In the second, Japan and China sign a ‘friendship treaty’, while Indonesia beats the Philippines in a short war, before funding New Guinean radicals for “major acts of violence and dissent”, which “hastens Australia’s decision to grant independence to New Guinea”. Said independent country quickly gets military assistance from the USSR and commences a “confrontation policy” to block Australia-Japan maritime traffic through the Torres Strait. European migration to Australia dwindles. A new political party led by the Chief of General Staff wins office on a platform of “nationalism and discipline” in 1978, and the companies law presumably suffers. (Where is Student Power when you need it?)

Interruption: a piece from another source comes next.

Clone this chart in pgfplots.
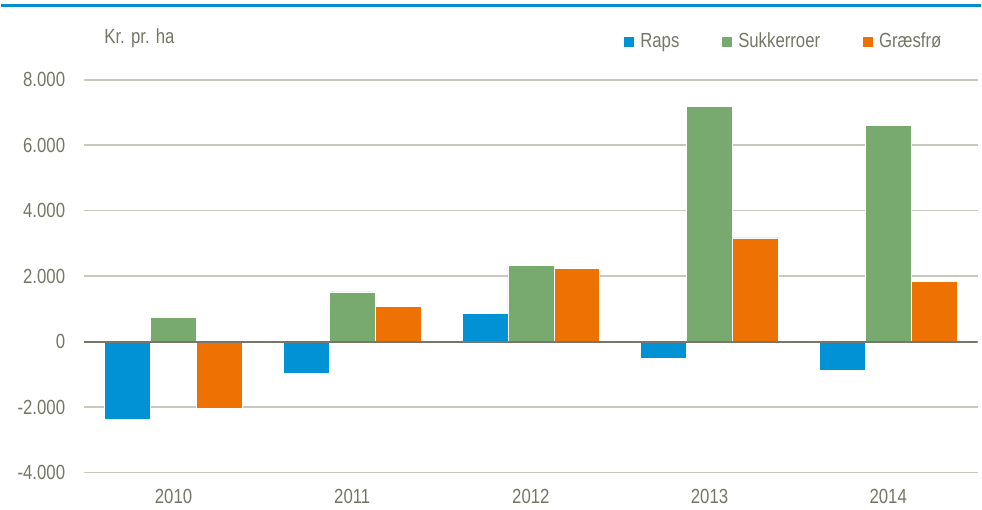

In future #3 the US and its ally Australia withdraw from Vietnam but are soon bogged down fighting insurgents in Thailand, while another Red force emerges in the Malaysian jungles. This precipitates a run on the US dollar, and the world splinters into trade blocs. The IMF is stretched to the limit and the world staggers towards depression. Thankfully, the companies law remains unscathed.
Finally, in the fourth alternate reality, Australia spirals into open inflation on the back of wage rises after a lengthy strike in transport and metal trades. China invades Laos and Cambodia, seemingly unprovoked. The US suffers a balance-of-payments crisis (possibly a result of a transdimensional leakage from future #3). Devaluations, recessions, etc. Australia joins American ally in keeping an eye the Chinese from a base in the Philippines, and an Australian spyplane is shot down on the far side of the Yalu River. Government becomes largest employer. New political party arises demanding the secession of Western Australia. European immigration declines while China takes a proposal to the United Nations demanding immigration rights into Queensland and Northern Territory. All twenty-year-olds are drafted into the military.

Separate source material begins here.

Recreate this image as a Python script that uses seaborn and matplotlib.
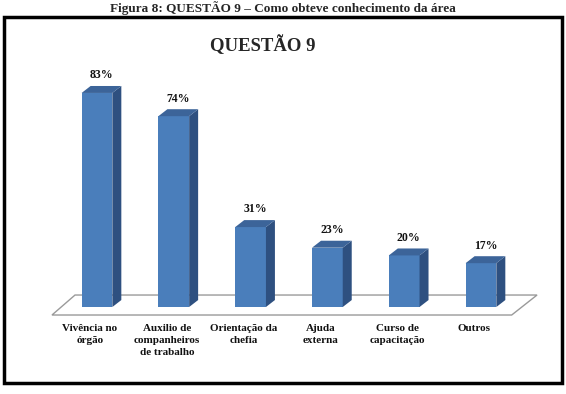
import matplotlib.pyplot as plt
import matplotlib.transforms as mtransforms
from matplotlib.patches import Polygon, Rectangle
import seaborn as sns
import pandas as pd

caption = 'Figura 8: QUESTÃO 9 – Como obteve conhecimento da área'
title = 'QUESTÃO 9'
categories = ['Vivência no\nórgão', 'Auxilio de\ncompanheiros\nde trabalho',
              'Orientação da\nchefia', 'Ajuda\nexterna',
              'Curso de\ncapacitação', 'Outros']
values = [83, 74, 31, 23, 20, 17]

front = '#4A7EBB'
side = '#2E5080'
top = '#3C6499'

sns.set_theme(style='white')
plt.rcParams['font.family'] = ['Liberation Serif', 'DejaVu Serif']

df = pd.DataFrame({'cat': categories, 'pct': values})

fig = plt.figure(figsize=(5.66, 3.94), dpi=100)
ax = fig.add_axes([40 / 566, 76 / 394, 520 / 566, 248 / 394])

sns.barplot(data=df, x='cat', y='pct', color=front, saturation=1, width=0.4,
            edgecolor='none', ax=ax)

ax.set_xlim(-0.742, 6.029)
ax.set_ylim(-4.26, 91.9)

# floor of the 3d chart
floor = Polygon([(-0.586, -3.1), (5.40, -3.1), (5.73, 4.65), (-0.286, 4.65)],
                closed=True, facecolor='white', edgecolor='#9a9a9a', lw=1.0,
                zorder=0.5)
ax.add_patch(floor)

# fake depth for the bars
dx, dy = 0.117, 2.7
for p, v in zip(ax.patches[:len(values)], values):
    x0 = p.get_x()
    w = p.get_width()
    h = p.get_height()
    ax.add_patch(Polygon([(x0 + w, 0), (x0 + w + dx, dy), (x0 + w + dx, h + dy), (x0 + w, h)],
                         closed=True, facecolor=side, edgecolor='none', zorder=3))
    ax.add_patch(Polygon([(x0, h), (x0 + w, h), (x0 + w + dx, h + dy), (x0 + dx, h + dy)],
                         closed=True, facecolor=top, edgecolor='none', zorder=3))
    p.set_zorder(3)
    ax.text(x0 + w / 2 + dx / 2, h + dy + 1.8, f'{v}%', ha='center', va='bottom',
            fontsize=8.5, fontweight='bold', color='#111111')

for s in ax.spines.values():
    s.set_visible(False)
ax.set_xlabel('')
ax.set_ylabel('')
ax.set_yticks([])
ax.tick_params(axis='x', length=0, pad=4.5)
offset = mtransforms.ScaledTranslation(-7 / 100, 0, fig.dpi_scale_trans)
for lbl in ax.get_xticklabels():
    lbl.set_fontsize(8)
    lbl.set_fontweight('bold')
    lbl.set_linespacing(1.4)
    lbl.set_color('#111111')
    lbl.set_transform(lbl.get_transform() + offset)

# frame and titles
fig.patches.append(Rectangle((4 / 566, 11 / 394), 558 / 566, 366 / 394,
                             transform=fig.transFigure, fill=False,
                             edgecolor='black', lw=2.5))
fig.text(263 / 566, 1 - 45 / 394, title, ha='center', va='center',
         fontsize=13.5, fontweight='bold')
fig.text(0.5, 1 - 1 / 394, caption, ha='center', va='top',
         fontsize=9.5, fontweight='bold')

fig.savefig('out.png', dpi=100, facecolor='white')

The Coalition wins in 1978 but the Liberals are able to govern alone and ditch the Country Party. Japan produces a cheap substitute for wool and floods world markets. There is a large inflow of Asian goods into Australia. Capital inflow ceases. Strikes, recession, etc. Government lowers wages by 11 per cent across the board. Western Australia secedes.

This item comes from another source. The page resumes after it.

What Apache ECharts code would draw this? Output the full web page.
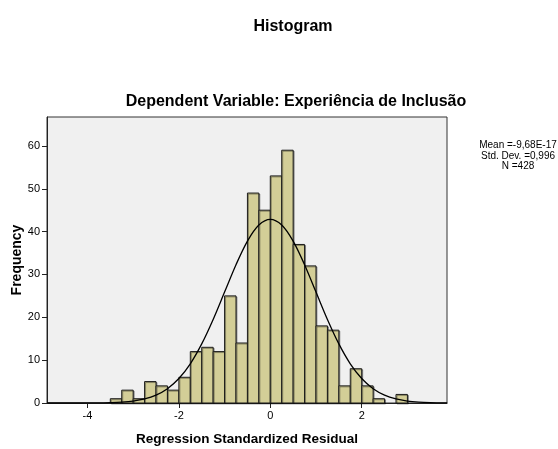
<!DOCTYPE html>
<html>
<head>
<meta charset="utf-8">
<script src="https://cdn.jsdelivr.net/npm/echarts@6/dist/echarts.min.js"></script>
<style>
  html, body { margin: 0; padding: 0; background: #fff; }
  #chart { width: 558px; height: 449px; }
</style>
</head>
<body>
<div id="chart"></div>
<script>
// bins are 0.25 wide, given by their left edge
var binStart = [-3.5, -3.25, -3, -2.75, -2.5, -2.25, -2, -1.75, -1.5, -1.25,
                -1, -0.75, -0.5, -0.25, 0, 0.25, 0.5, 0.75, 1, 1.25,
                1.5, 1.75, 2, 2.25, 2.5, 2.75];
var counts = [1, 3, 1, 5, 4, 3, 6, 12, 13, 12,
              25, 14, 49, 45, 53, 59, 37, 32, 18, 17,
              4, 8, 4, 1, 0, 2];
var binWidth = 0.25;

// normal curve
var curveX = [-4.88, -4.5, -4.25, -4, -3.75, -3.5, -3.25, -3, -2.75, -2.5, -2.25, -2,
              -1.75, -1.5, -1.25, -1, -0.75, -0.5, -0.25, 0, 0.25, 0.5, 0.75, 1,
              1.25, 1.5, 1.75, 2, 2.25, 2.5, 2.75, 3, 3.25, 3.5, 3.75, 3.87];
var curveY = [0, 0, 0, 0.01, 0.04, 0.09, 0.21, 0.46, 0.95, 1.84, 3.34, 5.71,
              9.15, 13.79, 19.5, 25.89, 32.28, 37.78, 41.53, 42.86, 41.53, 37.78, 32.28, 25.89,
              19.5, 13.79, 9.15, 5.71, 3.34, 1.84, 0.95, 0.46, 0.21, 0.09, 0.04, 0.03];

var xTicks = [-4, -2, 0, 2];
var yTicks = [0, 10, 20, 30, 40, 50, 60];
var statsText = ['Mean =-9,68E-17', 'Std. Dev. =0,996', 'N =428'];

var font = 'Liberation Sans, Arial, sans-serif';

var chart = echarts.init(document.getElementById('chart'));

var barData = [];
for (var i = 0; i < binStart.length; i++) {
	barData.push([binStart[i], binStart[i] + binWidth, counts[i]]);
}
var lineData = [];
for (var j = 0; j < curveX.length; j++) {
	lineData.push([curveX[j], curveY[j]]);
}

var option = {
	animation : false,
	backgroundColor : '#fff',
	title : [{
		text : 'Histogram',
		left : 288,
		top : 14,
		textAlign : 'center',
		textStyle : { fontFamily : font, fontSize : 16, fontWeight : 'bold', color : '#000' }
	}, {
		text : 'Dependent Variable: Experiência de Inclusão',
		left : 291,
		top : 89,
		textAlign : 'center',
		textStyle : { fontFamily : font, fontSize : 16, fontWeight : 'bold', color : '#000' }
	}, {
		text : statsText.join('\n'),
		left : 513,
		top : 135,
		textAlign : 'center',
		textStyle : { fontFamily : font, fontSize : 10, fontWeight : 'normal', color : '#000', lineHeight : 10.5, align : 'center' }
	}],
	grid : {
		left : 47,
		right : 111,
		top : 117,
		bottom : 46,
		outerBoundsMode : 'none',
		show : true,
		backgroundColor : '#F0F0F0',
		borderColor : '#333',
		borderWidth : 1
	},
	xAxis : {
		type : 'value',
		min : -4.885,
		max : 3.866,
		name : 'Regression Standardized Residual',
		nameLocation : 'middle',
		nameGap : 29,
		nameTextStyle : { fontFamily : font, fontSize : 13.5, fontWeight : 'bold', color : '#000' },
		splitLine : { show : false },
		axisLine : { show : true, onZero : false, lineStyle : { color : '#222', width : 1 } },
		axisTick : { show : true, length : 5, customValues : xTicks, lineStyle : { color : '#222' } },
		axisLabel : { customValues : xTicks, margin : 7, fontFamily : font, fontSize : 11, color : '#000' }
	},
	yAxis : {
		type : 'value',
		min : 0,
		max : 66.75,
		name : 'Frequency',
		nameLocation : 'middle',
		nameGap : 23,
		nameMoveOverlap : false,
		nameRotate : 90,
		nameTextStyle : { fontFamily : font, fontSize : 14, fontWeight : 'bold', color : '#000' },
		splitLine : { show : false },
		axisLine : { show : true, onZero : false, lineStyle : { color : '#222', width : 1 } },
		axisTick : { show : true, length : 5, customValues : yTicks, lineStyle : { color : '#222' } },
		axisLabel : { customValues : yTicks, margin : 7, fontFamily : font, fontSize : 11, color : '#000' }
	},
	series : [{
		type : 'custom',
		data : barData,
		encode : { x : [0, 1], y : 2 },
		renderItem : function(params, api) {
			var p0 = api.coord([api.value(0), api.value(2)]);
			var p1 = api.coord([api.value(1), 0]);
			var h = p1[1] - p0[1];
			if (h <= 0) {
				return null;
			}
			return {
				type : 'rect',
				shape : { x : p0[0], y : p0[1], width : p1[0] - p0[0], height : h },
				style : {
					fill : '#D3CE97',
					stroke : '#1a1a1a',
					lineWidth : 1,
					shadowColor : 'rgba(0,0,0,0.35)',
					shadowOffsetX : 1,
					shadowOffsetY : 1,
					shadowBlur : 0
				}
			};
		},
		z : 2
	}, {
		type : 'line',
		data : lineData,
		smooth : 0.3,
		showSymbol : false,
		lineStyle : { color : '#000', width : 1.3 },
		z : 3
	}]
};

chart.setOption(option);
</script>
</body>
</html>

China renews its lobbying at the UN for settlement rights in unpopulated parts of Australia. The US supplies Australia with nuclear warheads and rockets. Australia becomes one of the two most highly taxed countries in the world. Closer settlement schemes are commenced to get to remote regions before Chinese. New political party called Social Credit is a roaring success in the 1982 state elections. Western Australia signs trade agreement with Japan.
Chinese special forces land in Northern Territory. All Australian males under the age of fifty commence military training. Social credit policies are applied at the national level and the states are abolished following a referendum, with consequent deleterious effects on companies law. In 1985 Chinese insurgents arrive in the Gulf of Carpentaria. The US and Britain veto United Nations intervention.
Fantastic, huh? One wonders at the forecasting possibilities of today’s more powerful Cybernetic Systems and Data Banks. And the authors of these national nightmares? One is none other than Geoffrey Blainey, who in a more familiar dimension achieved national notoriety in 1984 when he used his powers of futurology to warn of an Asian Australia, and quickly became John Howard’s favourite historian.